Che la parola può resistere alla marginalità, all’esilio, al disinteresse. Che la poesia non ha bisogno di permessi per esistere. Leggerle, oggi, significa soprattutto questo: ricordare che scrivere è un atto di libertà. E che, a volte, chi scrive parla prima per chi verrà dopo.

Se vogliamo intraprendere questo viaggio e conoscere queste due eroine della letteratura potremmo scoprire una passione in grado di accenderci. E per questo sarebbe interessante capire come continuare questo viaggio anche dopo aver conosciuto la Achmatova e la Cvetaeva. Potremmo quindi addentrarci nella poesia italiana seguendo i fili di quattro poetesse che, in modi diversi, raccolgono e trasformano una tensione interiore molto simile.

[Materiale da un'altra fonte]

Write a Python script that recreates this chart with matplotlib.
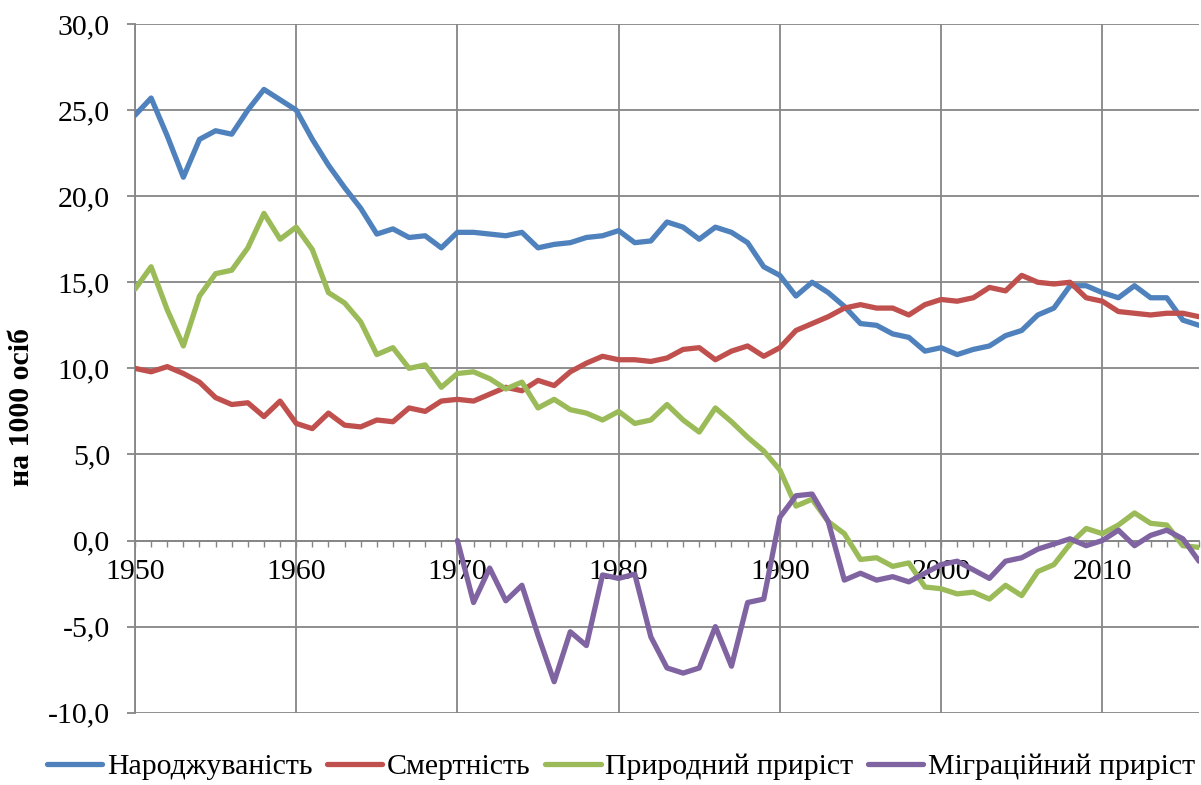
import numpy as np
import matplotlib
matplotlib.use('Agg')
import matplotlib.pyplot as plt
from matplotlib.ticker import MultipleLocator, FuncFormatter

# ── Data (per 1000 population) ─────────────────────────────────────
years = list(range(1950, 2017))

birth = [24.7, 25.7, 23.5, 21.1, 23.3, 23.8, 23.6, 25.0, 26.2, 25.6,
         25.0, 23.3, 21.8, 20.5, 19.3, 17.8, 18.1, 17.6, 17.7, 17.0,
         17.9, 17.9, 17.8, 17.7, 17.9, 17.0, 17.2, 17.3, 17.6, 17.7,
         18.0, 17.3, 17.4, 18.5, 18.2, 17.5, 18.2, 17.9, 17.3, 15.9,
         15.4, 14.2, 15.0, 14.4, 13.6, 12.6, 12.5, 12.0, 11.8, 11.0,
         11.2, 10.8, 11.1, 11.3, 11.9, 12.2, 13.1, 13.5, 14.8, 14.8,
         14.4, 14.1, 14.8, 14.1, 14.1, 12.8, 12.5]

death = [10.0, 9.8, 10.1, 9.7, 9.2, 8.3, 7.9, 8.0, 7.2, 8.1,
         6.8, 6.5, 7.4, 6.7, 6.6, 7.0, 6.9, 7.7, 7.5, 8.1,
         8.2, 8.1, 8.5, 8.9, 8.7, 9.3, 9.0, 9.8, 10.3, 10.7,
         10.5, 10.5, 10.4, 10.6, 11.1, 11.2, 10.5, 11.0, 11.3, 10.7,
         11.2, 12.2, 12.6, 13.0, 13.5, 13.7, 13.5, 13.5, 13.1, 13.7,
         14.0, 13.9, 14.1, 14.7, 14.5, 15.4, 15.0, 14.9, 15.0, 14.1,
         13.9, 13.3, 13.2, 13.1, 13.2, 13.2, 13.0]

natural = [14.6, 15.9, 13.4, 11.3, 14.2, 15.5, 15.7, 17.0, 19.0, 17.5,
           18.2, 16.9, 14.4, 13.8, 12.7, 10.8, 11.2, 10.0, 10.2, 8.9,
           9.7, 9.8, 9.4, 8.8, 9.2, 7.7, 8.2, 7.6, 7.4, 7.0,
           7.5, 6.8, 7.0, 7.9, 7.0, 6.3, 7.7, 6.9, 6.0, 5.2,
           4.1, 2.0, 2.4, 1.1, 0.4, -1.1, -1.0, -1.5, -1.3, -2.7,
           -2.8, -3.1, -3.0, -3.4, -2.6, -3.2, -1.8, -1.4, -0.2, 0.7,
           0.4, 0.9, 1.6, 1.0, 0.9, -0.3, -0.4]

# migration data only from 1970
migration = [np.nan] * 20 + [
    0.0, -3.6, -1.6, -3.5, -2.6, -5.5, -8.2, -5.3, -6.1, -2.0,
    -2.2, -1.95, -5.6, -7.4, -7.7, -7.4, -5.0, -7.3, -3.6, -3.4,
    1.35, 2.6, 2.7, 1.1, -2.3, -1.9, -2.3, -2.1, -2.4, -1.9,
    -1.4, -1.2, -1.7, -2.2, -1.2, -1.0, -0.5, -0.2, 0.1, -0.3,
    0.0, 0.6, -0.3, 0.3, 0.6, 0.1, -1.2]

series = [
    ('Народжуваність', birth, '#4F81BD'),
    ('Смертність', death, '#C0504D'),
    ('Природний приріст', natural, '#9BBB59'),
    ('Міграційний приріст', migration, '#8064A2'),
]

# ── Figure ─────────────────────────────────────────────────────────
plt.rcParams['font.family'] = ['Liberation Serif', 'DejaVu Serif']
W, H = 1201, 785
fig = plt.figure(figsize=(W / 100, H / 100), dpi=100)
ax = fig.add_axes([135 / W, 1 - 712.7 / H, (1199 - 135) / W, (712.7 - 24) / H])

grid_c = '#868686'
for name, vals, color in series:
    ax.plot(years, vals, color=color, lw=3.8, label=name,
            solid_joinstyle='round', solid_capstyle='round', zorder=3)

ax.set_xlim(1950, 2016)
ax.set_ylim(-10, 30)
ax.yaxis.set_major_locator(MultipleLocator(5))
ax.yaxis.set_major_formatter(FuncFormatter(lambda v, p: f'{v:.1f}'.replace('.', ',')))
ax.xaxis.set_major_locator(MultipleLocator(10))
ax.xaxis.set_minor_locator(MultipleLocator(1))

ax.grid(True, which='major', color=grid_c, lw=1.3, zorder=1)
for s in ['top', 'right']:
    ax.spines[s].set_visible(False)
ax.spines['bottom'].set_position(('data', 0))
ax.spines['bottom'].set_color(grid_c)
ax.spines['left'].set_color(grid_c)
ax.spines['bottom'].set_linewidth(1.3)
ax.spines['left'].set_linewidth(1.3)

ax.tick_params(axis='y', which='major', length=6, width=1.3, color=grid_c,
               direction='out', pad=12, labelsize=21.5)
ax.tick_params(axis='x', which='both', length=4, width=1.0, color=grid_c,
               direction='out', pad=9, labelsize=21.5)

fig.text(22 / W, 1 - 407 / H, 'на 1000 осіб', rotation=90, fontsize=21.5,
         fontweight='bold', ha='center', va='center')

fig.legend(loc='center', bbox_to_anchor=(621 / W, 1 - 767 / H), ncol=4,
           frameon=False, fontsize=21.5, handlelength=1.85, handletextpad=0.15,
           columnspacing=0.5, borderaxespad=0)

fig.savefig('out.png', dpi=100)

Per esempio Antonia Pozzi è una lettura da scoprire assolutamente, con i suoi versi scritti tra le montagne e l’ombra della morte, parla con una voce pudica e limpida che però scava a fondo nel dolore e nella solitudine. La sua poesia è un diario dell’anima che non riesce a trovare pace nel mondo.

Amelia Rosselli, più tormentata e intellettuale, frantuma la lingua come Cvetaeva frantumava il verso, facendo della lacerazione personale e storica una forma espressiva. La sua poesia è un grido stilizzato, insieme furia e geometria.

Patrizia Cavalli, più vicina a noi nel tempo, rovescia il registro, la sua apparente leggerezza è solo l’altra faccia della vertigine. La quotidianità, nei suoi versi, diventa specchio della vulnerabilità, del desiderio e della perdita.

Mariangela Gualtieri, infine, porta la poesia verso un’apertura spirituale, quasi sacra, la sua parola cerca l’origine, il canto primitivo, l’ascolto profondo della vita e della natura. In ognuna di loro, come in Achmatova e Cvetaeva, la poesia è necessità e non un ornamento, è solo e semplice sopravvivenza.